DATA SHOWN
— START —
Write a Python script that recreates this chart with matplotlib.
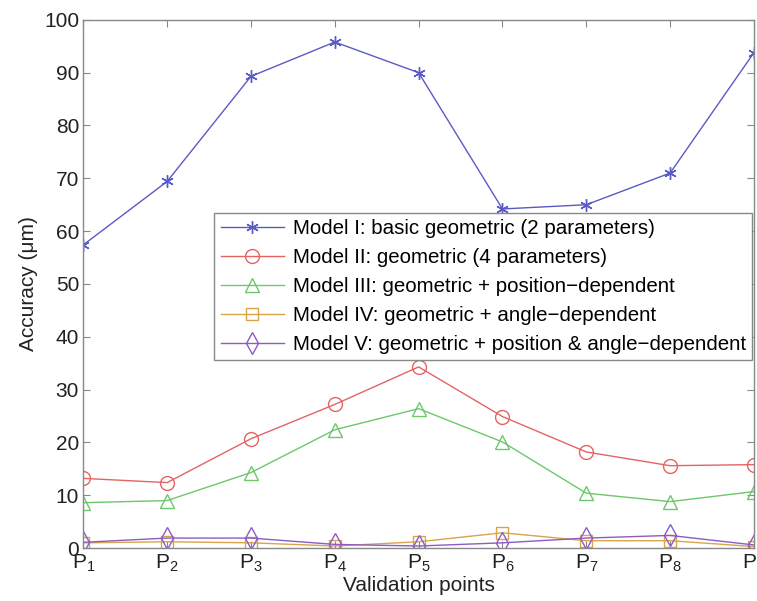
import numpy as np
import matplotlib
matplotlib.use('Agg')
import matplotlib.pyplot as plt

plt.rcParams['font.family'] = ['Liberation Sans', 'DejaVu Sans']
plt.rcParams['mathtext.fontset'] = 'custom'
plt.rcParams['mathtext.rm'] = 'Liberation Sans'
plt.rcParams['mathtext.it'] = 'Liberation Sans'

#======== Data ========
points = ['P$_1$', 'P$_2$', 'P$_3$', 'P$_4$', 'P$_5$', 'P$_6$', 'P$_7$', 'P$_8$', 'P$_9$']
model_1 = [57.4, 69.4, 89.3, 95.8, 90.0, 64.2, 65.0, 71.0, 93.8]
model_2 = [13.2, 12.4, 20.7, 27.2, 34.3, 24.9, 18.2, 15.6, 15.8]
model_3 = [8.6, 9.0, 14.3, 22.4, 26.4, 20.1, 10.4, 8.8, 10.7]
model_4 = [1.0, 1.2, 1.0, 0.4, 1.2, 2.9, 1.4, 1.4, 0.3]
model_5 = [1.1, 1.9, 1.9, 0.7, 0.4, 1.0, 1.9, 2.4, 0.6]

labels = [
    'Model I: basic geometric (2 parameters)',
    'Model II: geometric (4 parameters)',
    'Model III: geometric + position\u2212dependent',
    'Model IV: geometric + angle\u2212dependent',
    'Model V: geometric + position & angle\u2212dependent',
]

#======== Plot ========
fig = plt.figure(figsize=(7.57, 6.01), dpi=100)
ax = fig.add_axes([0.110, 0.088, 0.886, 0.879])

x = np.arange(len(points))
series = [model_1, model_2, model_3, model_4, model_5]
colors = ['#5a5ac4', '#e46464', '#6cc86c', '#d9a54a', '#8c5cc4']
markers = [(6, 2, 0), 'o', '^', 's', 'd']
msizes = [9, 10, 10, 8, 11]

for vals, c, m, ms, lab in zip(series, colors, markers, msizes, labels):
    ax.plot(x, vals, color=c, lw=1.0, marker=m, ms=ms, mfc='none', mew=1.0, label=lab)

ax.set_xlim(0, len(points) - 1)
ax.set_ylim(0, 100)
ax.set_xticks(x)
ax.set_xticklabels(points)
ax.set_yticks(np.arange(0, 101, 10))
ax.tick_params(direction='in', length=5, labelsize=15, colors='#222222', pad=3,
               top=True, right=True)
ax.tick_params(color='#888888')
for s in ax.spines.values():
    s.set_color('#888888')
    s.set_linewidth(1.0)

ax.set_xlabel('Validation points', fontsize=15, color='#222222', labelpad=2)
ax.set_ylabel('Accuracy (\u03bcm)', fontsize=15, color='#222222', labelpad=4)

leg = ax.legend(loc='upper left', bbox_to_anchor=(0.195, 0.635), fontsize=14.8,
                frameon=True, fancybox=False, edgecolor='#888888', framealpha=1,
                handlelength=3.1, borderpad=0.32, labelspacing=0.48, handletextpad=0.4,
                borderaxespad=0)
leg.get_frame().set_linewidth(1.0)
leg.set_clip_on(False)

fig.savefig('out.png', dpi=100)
— END —
— START —
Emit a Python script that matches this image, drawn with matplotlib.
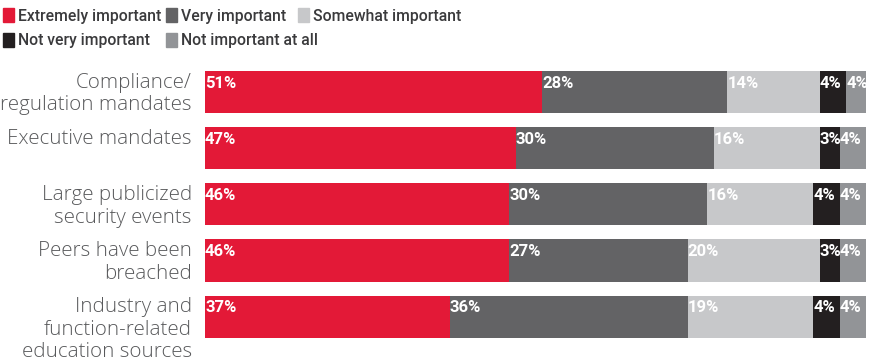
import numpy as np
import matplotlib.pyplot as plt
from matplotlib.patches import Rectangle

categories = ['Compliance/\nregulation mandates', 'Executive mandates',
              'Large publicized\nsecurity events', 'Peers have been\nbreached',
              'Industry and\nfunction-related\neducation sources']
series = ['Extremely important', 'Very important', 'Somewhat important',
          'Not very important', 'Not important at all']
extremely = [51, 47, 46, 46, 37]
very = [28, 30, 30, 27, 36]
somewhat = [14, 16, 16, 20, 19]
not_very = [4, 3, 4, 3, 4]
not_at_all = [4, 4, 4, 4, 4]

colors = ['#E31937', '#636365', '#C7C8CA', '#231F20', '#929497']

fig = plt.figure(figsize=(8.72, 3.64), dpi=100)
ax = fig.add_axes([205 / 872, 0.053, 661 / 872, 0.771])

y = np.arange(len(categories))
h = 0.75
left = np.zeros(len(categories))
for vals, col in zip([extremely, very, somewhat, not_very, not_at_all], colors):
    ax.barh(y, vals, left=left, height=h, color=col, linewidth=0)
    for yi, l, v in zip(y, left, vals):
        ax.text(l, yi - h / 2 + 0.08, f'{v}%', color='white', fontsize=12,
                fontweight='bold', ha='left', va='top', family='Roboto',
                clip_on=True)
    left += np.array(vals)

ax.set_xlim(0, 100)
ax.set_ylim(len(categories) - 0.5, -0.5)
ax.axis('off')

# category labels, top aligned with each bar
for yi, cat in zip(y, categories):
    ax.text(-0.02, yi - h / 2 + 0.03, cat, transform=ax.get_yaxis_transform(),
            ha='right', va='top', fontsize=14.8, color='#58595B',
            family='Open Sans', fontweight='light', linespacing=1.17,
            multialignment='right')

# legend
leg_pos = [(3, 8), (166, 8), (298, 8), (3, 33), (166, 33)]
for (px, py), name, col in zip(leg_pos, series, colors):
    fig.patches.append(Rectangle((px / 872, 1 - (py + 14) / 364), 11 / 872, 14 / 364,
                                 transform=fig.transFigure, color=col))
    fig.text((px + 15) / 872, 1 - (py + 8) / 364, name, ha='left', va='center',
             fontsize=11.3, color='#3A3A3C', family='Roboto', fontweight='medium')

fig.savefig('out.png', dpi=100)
— END —
— START —
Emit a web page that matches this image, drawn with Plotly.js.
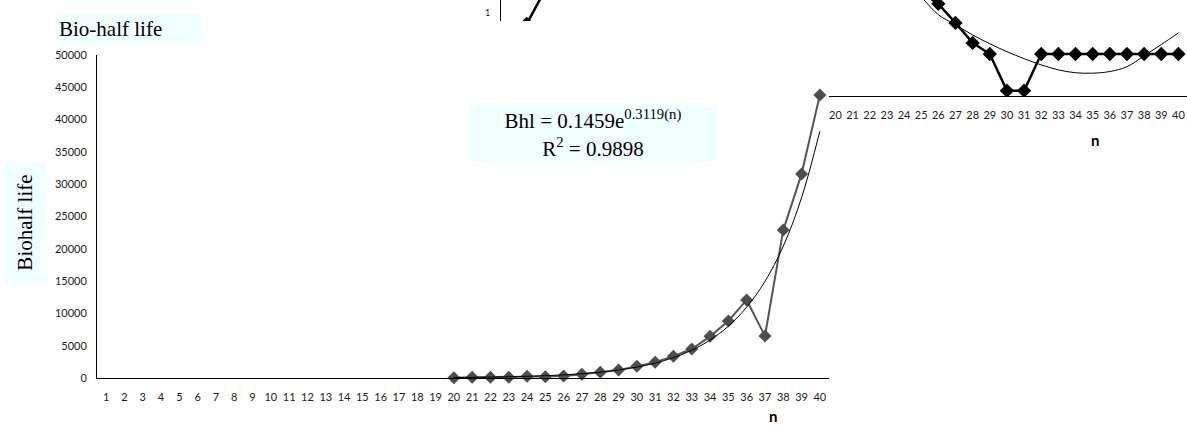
— END —
EXERCISE DETAILS
Pictures in the material above should be skipped; print exactly the lines from the one with "Write a Python" through the one with "ax = fig.add_axes([0.110, 0.088, 0.886, 0.879])".

CORRECT RESULT
Write a Python script that recreates this chart with matplotlib.
import numpy as np
import matplotlib
matplotlib.use('Agg')
import matplotlib.pyplot as plt

plt.rcParams['font.family'] = ['Liberation Sans', 'DejaVu Sans']
plt.rcParams['mathtext.fontset'] = 'custom'
plt.rcParams['mathtext.rm'] = 'Liberation Sans'
plt.rcParams['mathtext.it'] = 'Liberation Sans'

#======== Data ========
points = ['P$_1$', 'P$_2$', 'P$_3$', 'P$_4$', 'P$_5$', 'P$_6$', 'P$_7$', 'P$_8$', 'P$_9$']
model_1 = [57.4, 69.4, 89.3, 95.8, 90.0, 64.2, 65.0, 71.0, 93.8]
model_2 = [13.2, 12.4, 20.7, 27.2, 34.3, 24.9, 18.2, 15.6, 15.8]
model_3 = [8.6, 9.0, 14.3, 22.4, 26.4, 20.1, 10.4, 8.8, 10.7]
model_4 = [1.0, 1.2, 1.0, 0.4, 1.2, 2.9, 1.4, 1.4, 0.3]
model_5 = [1.1, 1.9, 1.9, 0.7, 0.4, 1.0, 1.9, 2.4, 0.6]

labels = [
    'Model I: basic geometric (2 parameters)',
    'Model II: geometric (4 parameters)',
    'Model III: geometric + position\u2212dependent',
    'Model IV: geometric + angle\u2212dependent',
    'Model V: geometric + position & angle\u2212dependent',
]

#======== Plot ========
fig = plt.figure(figsize=(7.57, 6.01), dpi=100)
ax = fig.add_axes([0.110, 0.088, 0.886, 0.879])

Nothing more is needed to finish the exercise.